Comment ne pas considérer comme inique une loi qui transforme en contrefaçon la production à la ferme par l'agriculteur de ses semences, de ses animaux ou de ses préparations naturelles ? Cet acte fondateur de l'agriculture est un droit immémorial et inaliénable. Il ne saurait être ainsi dévoyé pour satisfaire l'appétit financier d'industriels qui, pour développer leurs produits, ont puisé gratuitement dans l'immense diversité des ressources et savoir-faire développés depuis des générations par les paysans.
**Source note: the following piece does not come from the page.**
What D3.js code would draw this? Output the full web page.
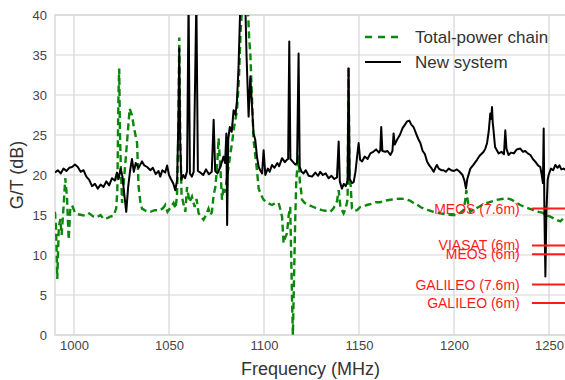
<!DOCTYPE html>
<html>
<head>
<meta charset="utf-8">
<script src="https://cdn.jsdelivr.net/npm/d3@7"></script>
<style>
  body { margin: 0; background: #fff; }
  svg { display: block; font-family: "Liberation Sans", Arial, sans-serif; }
</style>
</head>
<body>
<div id="chart"></div>
<script>
const W = 565, H = 380;
const MARGIN = { TOP: 15, RIGHT: -3, BOTTOM: 45, LEFT: 55 };

const xTicks = [1000, 1050, 1100, 1150, 1200, 1250];
const yTicks = [0, 5, 10, 15, 20, 25, 30, 35, 40];

// satellite service levels (dB)
const bandLabels = ["MEOS (7.6m)", "VIASAT (6m)", "MEOS (6m)", "GALILEO (7.6m)", "GALILEO (6m)"];
const bandLevels = [15.8, 11.2, 10.1, 6.3, 4.0];

const seriesNames = ["Total-power chain", "New system"];

// [frequency MHz, G/T dB]
const totalPower = [
  [990,15.4],[990.6,13.0],[991.2,7.0],[992,13.5],[992.8,14.5],[993.5,12.5],[994.5,16.0],[995.4,19.6],
  [996.3,17.3],[997.2,11.9],[998,15.6],[999,16.2],[1000.5,15.3],[1002,15.1],[1004,15.0],[1006,14.9],
  [1008,15.2],[1010.3,14.8],[1012,14.7],[1014,15.0],[1015.6,14.5],[1017.5,14.6],[1019,14.8],[1020.8,14.9],
  [1022.2,15.8],[1022.8,18],[1023.4,30],[1023.8,33.3],[1024.2,25],[1024.6,21.5],[1025.3,16.5],[1026,18.5],
  [1027.2,22],[1028,24.4],[1029.3,28.3],[1030.5,27.5],[1031.5,26],[1033.2,24],[1034,18.5],[1035,16.5],
  [1035.8,15.8],[1038,15.5],[1040.2,15.4],[1042.5,15.6],[1045.4,15.6],[1047,15.9],[1048,16.25],[1049.2,15.4],
  [1051,16.0],[1052.4,16.5],[1053.4,15.8],[1054.2,17.3],[1054.9,25],[1055.4,37.2],[1055.9,25],[1056.6,17.5],
  [1057.5,16.5],[1058.6,15.4],[1059.5,18.5],[1060.8,16.6],[1062.1,17.3],[1063.5,16.0],[1064.5,17.0],[1065.6,15.2],
  [1067,14.8],[1068.2,14.4],[1069.5,15.0],[1070.8,15.8],[1071.8,15.0],[1072.6,15.4],[1073.5,17.5],[1074.4,18.5],
  [1075.3,21],[1076.1,24.6],[1077,21],[1077.9,16.9],[1078.7,18.5],[1079.6,17.8],[1080.5,19.8],[1081.4,21],
  [1082.3,22.7],[1083.2,24],[1084,25.6],[1085,27],[1085.8,28.1],[1086.8,32],[1087.7,38],[1088.5,41],
  [1091.5,41],[1092.2,37],[1092.8,35.2],[1093.6,30],[1094.5,24.4],[1095.4,22.5],[1096.3,20.6],[1097.2,18.3],
  [1098.5,17.5],[1099.8,16.9],[1102,16.5],[1104.2,16.25],[1106,16.5],[1107.7,16.5],[1108.7,15.6],[1109.5,14.8],
  [1110.3,11.5],[1111.2,12.2],[1112.1,12.7],[1113,15],[1113.8,16],[1114.3,10],[1114.8,4],[1115.2,0],
  [1115.7,6],[1116.4,14],[1117,19.4],[1117.6,21],[1118.2,22.5],[1118.9,19],[1119.5,18.1],[1120,16.9],
  [1121.5,16.5],[1123.5,16.25],[1126,16.0],[1128,15.8],[1130.5,15.6],[1133,15.5],[1134.9,15.4],[1136.5,15.8],
  [1138.4,16.7],[1139.3,18.1],[1140.2,16.0],[1141.9,15.2],[1143,15.8],[1144,17],[1144.5,33.5],[1145,19],
  [1145.6,18.75],[1146.3,15.8],[1147.5,15.5],[1149,15.6],[1150.7,16.0],[1152.5,16.1],[1154.2,16.25],[1156.5,16.4],
  [1158.8,16.6],[1161.2,16.6],[1164,16.8],[1166.5,16.9],[1169,17.0],[1171.7,17.05],[1174.5,17.0],[1176.8,16.8],
  [1178.7,16.5],[1180.5,16.3],[1182.3,16.0],[1184,15.8],[1186.5,15.6],[1189.3,15.4],[1192.8,15.2],[1195.5,15.1],
  [1198.5,15.0],[1201.6,15.0],[1203.3,15.3],[1205,15.6],[1205.9,16.8],[1206.5,18.1],[1207.5,16.3],[1208.6,15.4],
  [1210.5,15.7],[1213,16.0],[1215.2,16.3],[1217.4,16.5],[1220,16.7],[1222.5,16.9],[1225.2,17.0],[1227.9,17.1],
  [1230.5,16.9],[1233,16.5],[1234.9,16.25],[1237.2,16.0],[1239.6,15.8],[1241.9,15.6],[1244.5,15.4],[1246.4,15.3],
  [1247.2,15.2],[1248,16],[1248.6,15],[1249.5,14.9],[1250.7,14.8],[1253,14.5],[1256,14.2],[1257.7,14.6],
  [1258.8,14.4],[1260,14.8]
];

const newSystem = [
  [990,20.3],[991.5,20.6],[993,20.2],[994.5,20.8],[996,20.5],[997.5,20.9],[999,21.0],[1000.5,21.3],
  [1002,21.0],[1003.5,20.4],[1005,20.6],[1006.5,19.8],[1008,19.4],[1009.5,18.6],[1011,18.9],[1012.5,18.3],
  [1014,18.8],[1015.5,18.5],[1017,19.2],[1018.5,18.7],[1020,19.6],[1021.5,19.3],[1022.6,20.3],[1023.5,19.5],
  [1024.5,20.8],[1025.5,19.8],[1026.5,17.5],[1027.5,15.4],[1028.5,18.5],[1029.5,20.5],[1030.5,22.0],[1031.5,20.4],
  [1032.5,21.5],[1034,20.9],[1035.8,21.7],[1037,21.2],[1038.5,21.0],[1040.2,20.6],[1041.5,20.9],[1043,20.1],
  [1044.5,20.5],[1045.4,19.8],[1046.5,20.6],[1048,20.3],[1049,21.2],[1050,20.0],[1051,19.5],[1052.3,18.9],
  [1053.3,18.1],[1054.3,19.4],[1055.0,28],[1055.4,35.8],[1055.9,24],[1056.5,19.4],[1057.5,20.0],[1058.5,19.6],
  [1059.5,20.5],[1060.3,42],[1061,20.2],[1062,19.8],[1063,20.4],[1064.4,42],[1065.2,20.5],[1066.5,20.3],
  [1068,20.0],[1069.5,20.7],[1071,20.1],[1072.5,20.4],[1073.5,26.9],[1074.3,20.5],[1075.5,20.2],[1077,21.0],
  [1078.7,22.3],[1079.5,21.5],[1080.2,25.2],[1080.6,13.75],[1081.2,24.5],[1082,26.0],[1083,25.4],[1084,28.1],
  [1085,27.5],[1085.8,29.4],[1086.6,33.5],[1087.5,41],[1090.2,41],[1090.8,35],[1091.9,27.3],[1092.8,32.3],
  [1093.6,29],[1094.5,25.2],[1095.4,24.4],[1096.3,22.3],[1097.2,21.0],[1098,20.6],[1099,20.2],[1099.8,23.1],
  [1100.7,20.0],[1102,20.8],[1103,20.4],[1104.2,21.25],[1105.5,20.9],[1107,21.5],[1108,21.1],[1109.5,22.1],
  [1111,21.6],[1112,21.9],[1112.7,22],[1113.3,36.7],[1113.9,22],[1115,21.7],[1116.5,21.3],[1117.4,21.5],
  [1118.2,35.2],[1118.8,21],[1119.8,20.4],[1120.8,20.2],[1122,20.6],[1123.5,19.9],[1125.3,19.8],[1127,20.3],
  [1128.5,19.9],[1129.6,20.4],[1131,20.0],[1132.5,20.2],[1134,19.6],[1135.5,19.9],[1137,19.5],[1138.4,19.7],
  [1139.3,24.2],[1139.9,19.2],[1141,18.3],[1142,18.9],[1143,18.6],[1144,19.3],[1144.5,33.3],[1145.1,19.5],
  [1146.3,19.0],[1147.2,19.1],[1148.2,20.5],[1149,22.3],[1149.8,24],[1150.6,21.9],[1151.6,21.7],[1153,22.3],
  [1154.5,22.0],[1156,22.7],[1157.5,22.9],[1159,23.2],[1160.5,22.8],[1161.2,23.1],[1161.7,26],[1162.3,23.0],
  [1163.8,22.9],[1165,23.0],[1166.5,22.5],[1167.6,23.0],[1168.2,25.2],[1168.8,23.8],[1170,24.4],[1171.5,25.0],
  [1173,25.9],[1174.5,26.4],[1175.3,26.7],[1176.5,26.8],[1177.5,26.3],[1178.7,26.0],[1180,25.2],[1181.2,24.5],
  [1182.3,24.0],[1183.5,23.0],[1184.7,22.6],[1185.8,21.7],[1187,21.2],[1188,20.9],[1189.3,20.4],[1190.2,20.9],
  [1191,21.25],[1192,20.8],[1193.3,20.6],[1194.5,20.6],[1195.7,20.4],[1197.2,20.8],[1198.5,20.6],[1200,20.5],
  [1201.5,20.7],[1203,20.4],[1204.5,20.0],[1205.5,19.3],[1206.3,18.3],[1207,19.5],[1208.6,20.8],[1210,21.2],
  [1212.1,21.9],[1213.5,22.4],[1215.6,22.9],[1216.5,23.3],[1217.4,24],[1218.3,25.5],[1219.1,27.7],[1219.6,27.0],
  [1220,28.5],[1220.4,26.5],[1220.8,25.6],[1221.6,23.5],[1223.5,22.7],[1225,22.9],[1226.3,22.6],[1227,25.6],
  [1227.6,23.3],[1228.7,22.5],[1230,22.8],[1231.5,22.7],[1233,23.2],[1234.9,23.3],[1236.3,22.9],[1237.5,23.0],
  [1238.8,22.7],[1240.2,22.5],[1241.5,22.0],[1243,21.6],[1244.2,21.2],[1245.4,21.0],[1246.2,20.0],[1246.8,19],
  [1247.2,25.8],[1247.6,15],[1248.1,7.3],[1248.6,15],[1249.3,19.4],[1249.8,20.0],[1251,20.8],[1252.2,20.6],
  [1253.3,21.25],[1254.5,20.9],[1255.5,21.2],[1256.5,20.7],[1257.7,20.8],[1259,20.6],[1260,20.9]
];

const GREEN = "#0b870b";
const GRID = "#d6d6d6";
const FONT = "'Liberation Sans', Arial, sans-serif";

const svg = d3.select("#chart").append("svg")
  .attr("width", W).attr("height", H);

const x = d3.scaleLinear().domain([990, 1260]).range([MARGIN.LEFT, W - MARGIN.RIGHT]);
const y = d3.scaleLinear().domain([0, 40]).range([H - MARGIN.BOTTOM, MARGIN.TOP]);

// grid
svg.append("g").selectAll("line").data(xTicks).join("line")
  .attr("x1", d => x(d)).attr("x2", d => x(d))
  .attr("y1", y(0)).attr("y2", y(40))
  .attr("stroke", GRID).attr("stroke-width", 1.2);
svg.append("g").selectAll("line").data(yTicks).join("line")
  .attr("x1", x(990)).attr("x2", x(1260))
  .attr("y1", d => y(d)).attr("y2", d => y(d))
  .attr("stroke", GRID).attr("stroke-width", 1.2);

// spines
svg.append("rect")
  .attr("x", x(990)).attr("y", y(40))
  .attr("width", x(1260) - x(990)).attr("height", y(0) - y(40))
  .attr("fill", "none").attr("stroke", GRID).attr("stroke-width", 1.4);

// axes (labels only, no tick marks)
const xAxis = d3.axisBottom(x).tickValues(xTicks).tickSize(0).tickPadding(6).tickFormat(d3.format("d"));
const yAxis = d3.axisLeft(y).tickValues(yTicks).tickSize(0).tickPadding(8);
const gx = svg.append("g").attr("transform", `translate(0,${y(0)})`).call(xAxis);
const gy = svg.append("g").attr("transform", `translate(${x(990)},0)`).call(yAxis);
[gx, gy].forEach(g => {
  g.attr("font-family", FONT).attr("font-size", 13);
  g.select(".domain").remove();
  g.selectAll("text").attr("fill", "#444");
});

svg.append("text")
  .attr("x", (x(990) + x(1260)) / 2 - 1).attr("y", 375)
  .attr("text-anchor", "middle").attr("fill", "#333")
  .attr("font-family", FONT).attr("font-size", 18)
  .text("Frequency (MHz)");
svg.append("text")
  .attr("transform", `translate(23,${(y(0) + y(40)) / 2}) rotate(-90)`)
  .attr("text-anchor", "middle").attr("fill", "#333")
  .attr("font-family", FONT).attr("font-size", 18)
  .text("G/T (dB)");

// clip to plot area
svg.append("defs").append("clipPath").attr("id", "clip")
  .append("rect")
  .attr("x", x(990)).attr("y", y(40))
  .attr("width", x(1260) - x(990)).attr("height", y(0) - y(40));

const line = d3.line().x(d => x(d[0])).y(d => y(d[1]));
const plot = svg.append("g").attr("clip-path", "url(#clip)");

plot.append("path").datum(totalPower)
  .attr("d", line).attr("fill", "none")
  .attr("stroke", GREEN).attr("stroke-width", 2.4)
  .attr("stroke-dasharray", "7,4");

plot.append("path").datum(newSystem)
  .attr("d", line).attr("fill", "none")
  .attr("stroke", "#000").attr("stroke-width", 2)
  .attr("stroke-linejoin", "round");

// service levels
plot.selectAll(".band").data(bandLevels).join("line")
  .attr("class", "band")
  .attr("x1", x(1241)).attr("x2", x(1260))
  .attr("y1", d => y(d)).attr("y2", d => y(d))
  .attr("stroke", "#ff1a1a").attr("stroke-width", 2);
svg.selectAll(".bandLabel").data(bandLabels).join("text")
  .attr("class", "bandLabel")
  .attr("x", x(1234.6)).attr("y", (d, i) => y(bandLevels[i]))
  .attr("dy", "0.36em").attr("text-anchor", "end")
  .attr("fill", "#ff1a1a")
  .attr("font-family", FONT).attr("font-size", 14)
  .text(d => d);

// legend
const legend = svg.append("g").attr("transform", "translate(365,37)");
seriesNames.forEach((name, i) => {
  const row = legend.append("g").attr("transform", `translate(0,${i * 25})`);
  row.append("line").attr("x1", 0).attr("x2", 36).attr("y1", 0).attr("y2", 0)
    .attr("stroke", i === 0 ? GREEN : "#000").attr("stroke-width", i === 0 ? 2.4 : 2)
    .attr("stroke-dasharray", i === 0 ? "7,6" : null);
  row.append("text").attr("x", 50).attr("y", 0).attr("dy", "0.35em")
    .attr("fill", "#333").attr("font-family", FONT).attr("font-size", 17).text(name);
});
</script>
</body>
</html>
Ainsi pour l'exemple des semences, ce sont en fait ces semenciers industriels qui devraient être redevables de cette sélection paysanne plurimillénaire qui sert aujourd'hui de base à toute la sélection contemporaine.

Il est donc urgent de se mobiliser et de mettre le législateur devant sa responsabilité d'interdire formellement ce dévoiement de la loi en encadrant avec suffisamment de clarté cette nouvelle proposition législative.
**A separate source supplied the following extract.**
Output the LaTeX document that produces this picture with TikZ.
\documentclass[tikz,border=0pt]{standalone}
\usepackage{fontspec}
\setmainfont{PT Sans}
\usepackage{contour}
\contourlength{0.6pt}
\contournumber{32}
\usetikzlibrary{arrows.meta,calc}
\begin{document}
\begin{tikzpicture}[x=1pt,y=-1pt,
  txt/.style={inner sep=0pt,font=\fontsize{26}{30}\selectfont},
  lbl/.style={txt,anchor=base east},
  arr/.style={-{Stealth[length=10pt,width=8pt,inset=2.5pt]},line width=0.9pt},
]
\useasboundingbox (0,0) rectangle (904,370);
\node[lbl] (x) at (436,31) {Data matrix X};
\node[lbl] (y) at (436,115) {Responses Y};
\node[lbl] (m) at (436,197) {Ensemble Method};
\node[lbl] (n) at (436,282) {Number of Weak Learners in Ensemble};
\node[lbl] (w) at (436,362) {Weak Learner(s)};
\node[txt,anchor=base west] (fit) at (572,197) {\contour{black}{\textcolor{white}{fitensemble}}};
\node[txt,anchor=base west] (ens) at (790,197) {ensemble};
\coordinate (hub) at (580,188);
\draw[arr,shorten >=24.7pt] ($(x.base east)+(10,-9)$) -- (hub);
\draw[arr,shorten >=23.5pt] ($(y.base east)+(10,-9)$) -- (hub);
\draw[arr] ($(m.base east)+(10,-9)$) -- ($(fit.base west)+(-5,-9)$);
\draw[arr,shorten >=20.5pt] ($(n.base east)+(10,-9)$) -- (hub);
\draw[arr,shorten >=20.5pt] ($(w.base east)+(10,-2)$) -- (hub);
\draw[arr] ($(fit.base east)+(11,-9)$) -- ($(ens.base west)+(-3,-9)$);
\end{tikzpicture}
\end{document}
Collectif Semons La Biodiversité – Novembre 2013 - http://www.semonslabiodiversite.com/  

Les implications concrètes de cette proposition de loi sont développées dans la suite de l'argumentaire.
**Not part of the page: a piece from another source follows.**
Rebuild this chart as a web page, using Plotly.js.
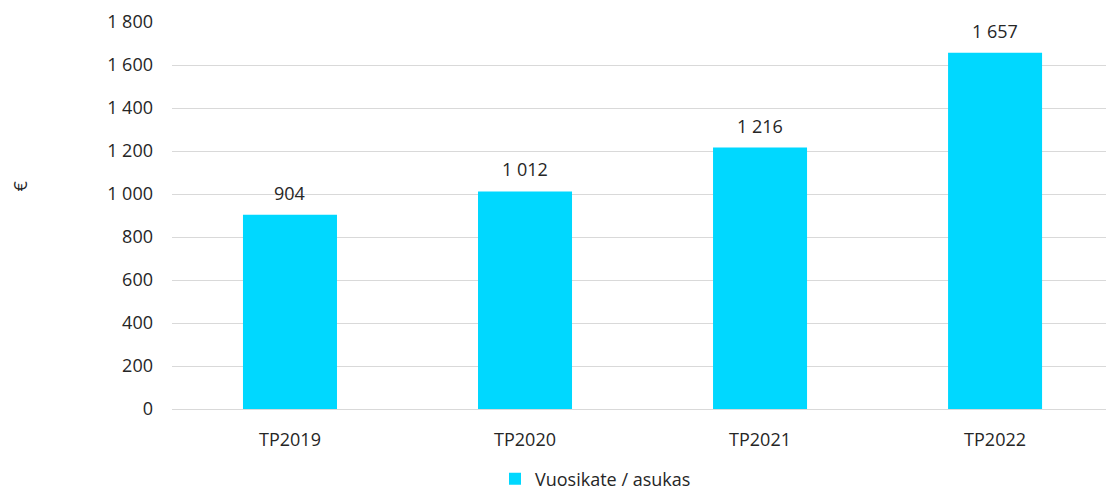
<!DOCTYPE html>
<html>
<head>
<meta charset="utf-8">
<script src="https://cdn.plot.ly/plotly-3.0.1.min.js"></script>
<style>html,body{margin:0;padding:0;background:#fff;}#chart{width:1106px;height:495px;}</style>
</head>
<body>
<div id="chart"></div>
<script>
const categories = ["TP2019", "TP2020", "TP2021", "TP2022"];
const values = [904, 1012, 1216, 1657];
const seriesName = "Vuosikate / asukas";
const yTitle = "€";

const fmt = v => String(v).replace(/\B(?=(\d{3})+(?!\d))/g, " ");
const FONT = "Open Sans, Noto Sans, sans-serif";
const FS = 18;
const TXT = "#262626";

const trace = {
  type: "bar",
  x: categories,
  y: values,
  name: seriesName,
  marker: {color: "#00D8FF"},
  width: 0.4,
  showlegend: true,
  hoverinfo: "none"
};

const labelAnns = categories.map((c, i) => ({
  x: c, y: values[i], xref: "x", yref: "y",
  text: fmt(values[i]), showarrow: false,
  yanchor: "middle", xanchor: "center", yshift: 22,
  font: {family: FONT, size: FS, color: TXT}
}));

const layout = {
  width: 1106, height: 495,
  margin: {l: 172, r: 0, t: 22, b: 86, autoexpand: false},
  paper_bgcolor: "#fff", plot_bgcolor: "#fff",
  separators: ", ",
  font: {family: FONT, size: FS, color: TXT},
  xaxis: {
    type: "category",
    range: [-0.502, 3.472],
    showgrid: false,
    showline: true, linecolor: "#d9d9d9", linewidth: 1,
    ticks: "", ticklabelstandoff: 14,
    tickfont: {size: FS, color: TXT}
  },
  yaxis: {
    range: [0, 1800],
    dtick: 200,
    tickformat: ",d",
    showgrid: true, gridcolor: "#d9d9d9", gridwidth: 1,
    zeroline: false, showline: false,
    ticks: "", ticklabelstandoff: 18,
    tickfont: {size: FS, color: TXT}
  },
  showlegend: true,
  legend: {
    orientation: "h", xref: "container", x: 495 / 1106, xanchor: "left",
    yref: "container", y: (495 - 479) / 495, yanchor: "middle",
    font: {size: FS, color: TXT}
  },
  annotations: [{
    text: yTitle, textangle: -90,
    xref: "paper", yref: "paper", x: -0.163, xanchor: "center",
    y: 0.577, yanchor: "middle", showarrow: false,
    font: {size: FS, color: TXT}
  }].concat(labelAnns),
  bargap: 0.6
};

Plotly.newPlot("chart", [trace], layout, {displayModeBar: false, staticPlot: true});
</script>
</body>
</html>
Le collectif Semons la Biodiversité et ses partenaires défendront auprès des parlementaires l'amendement suivant afin d'éviter que la lutte conte la contrefaçon n'ait comme conséquence de transformer l'agriculteur en délinquant.

Proposition d'amendement à l'attention des sénateurs français :
  • « La production à la ferme par un agriculteur de ses semences, de ses plants ou de ses animaux pour les besoins de son exploitation agricole, ne constitue pas une contrefaçon, et ce quelle que soit l'origine de ces semences, de ces plants ou de ces animaux.
  • La production à la ferme par un agriculteur de ses ferments, levains, levures et autres préparations naturelles à base de micro-organismes ou d'autres éléments naturels issus de sa ferme ou de l'environnement naturel et destinés à ses productions fermières ou aux soins de ses cultures ou de ses animaux, ne constitue pas une contrefaçon.
  • La rémunération de la sélection des végétaux et des animaux destinée à l'alimentation et à l'agriculture fait l'objet de dispositifs particuliers qui ne rentrent pas dans le champ d'application des lois générales de lutte contre les contrefaçons ».

La dénonciation des débordements abusifs de cette proposition de loi contre les contrefaçons s'inscrit dans une campagne plus large pour que « vivent les semences paysannes ». Dans ce contexte, elle s'articule avec un autre combat concernant le projet de loi autorisant la ratification de l’accord relatif à une juridiction unifiée du brevet, que le gouvernement a examiné le 23 octobre et qui doit être voté par le Parlement avant la fin 2013. Cet accord instaure un nouveau tribunal international des brevets qui échappera au contrôle parlementaire, tout comme l'Office européen des Brevets qui accorde des brevets sur des gènes ou caractères naturellement présents dans les plantes et les animaux en opposition totale à la résolution du Parlement européen du 10 mai 2012. Ce tribunal pourrait poursuivre en contrefaçon tout agriculteur victime de la présence fortuite d'un gène ou d'un caractère brevetés dans ses récoltes ou ses animaux. En effet, alors que l'accord international a pris soin de protéger les sélectionneurs victimes d'une telle présence fortuite, il ne prévoit rien pour la protection des agriculteurs qui ne pourraient fournir la facture d'achat de semences ou d'animaux brevetés.

Il faut agir maintenant pour informer les sénateurs avant le vote du 20 novembre ! Chacun doit porter ce combat à la connaissance de son sénateur et de son député.